Cutting funds that can be spent on indexing pensions to adjust them to inflation growth is an old-time controversy between the economic and social segments of the government. The Ministry of Finance believes that pensions can be raised by no more than 4%, while the social segment of the Cabinet of Ministers argues it should be equal to the actual inflation — about 12%.

Discussions are underway whether pensions should stop to be paid to employees already past the retirement age, if their overall annual income exceeds one million roubles. No decision has been made on that score yet, either.

In the meantime, discussion is in progress inside the government whether the retirement age should be raised. Economics-related ministers have been systematically calling for its increase. In contrast to this social affairs-related ministers have been vowing in public they will not do that.

"Oil prices have slumped 50% or even more against last year’s expectations," the leading research fellow at the Development Centre institute of the Higher School of Economics, Andrey Chernyavsky, has told TASS. "It is clear that the reserve funds will soon run dry and something will have to be reduced after all. Pension Fund transfers are one of the largest spending articles, so it is quite logical it is being scrutinized for opportunities to cut costs."

The pension system is off balance, Chernyavsky said. Insurance deductions fail to cover the government’s spending liabilities. In 2015 federal budget transfers to the pension system will total about 2 trillion roubles, or about 30% of the overall spending on pensions. There will inevitably follow such unpopular measures as retirement age rise, pension indexing cuts and a freeze on the accumulated savings. "All of these solutions are rather painful, but there are no good solutions at hand at all," he said.

"The accumulation component was one of the few instruments that had been expected to help bring about and develop the middle class," the director of the Incomes and Living Standards Analysis Centre at the Higher School of Economics, Liliya Ovcharova, told TASS. "On the one hand, it is a guarantee of higher-level consumption after retirement. On the other, it is a source of long-term borrowing for the economy."

"All this creates an impression retirees are the group of people that will be forced to pay for resolving the crisis-related problems," Ovcharova said. "We can see no other population groups or other instruments of raising the effectiveness of public spending."

As far as the retirement age is concerned, Ovcharova believes it should be raised, but not the way that has been proposed so far. "That must be done at the phase of economic growth, as long as there are opportunities for compensating for people’s losses. The people should be warned at least five years in advance."
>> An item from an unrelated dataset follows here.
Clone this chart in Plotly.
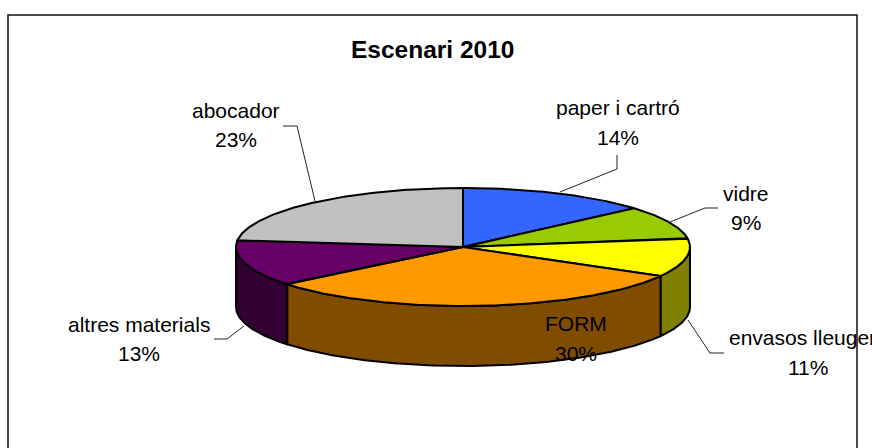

A pension incomes freeze would be the easiest solution from the standpoint of tactical interests, but strategically it would be a mistake, the leading research fellow at the Incomes Analysis Centre, Oksana Sinyavskaya, has told TASS. "One of the reasons why the government has proposed this is most working people never stop to think what they will live on when they reach the age of retirement. So the risk of social upheavals is minimal."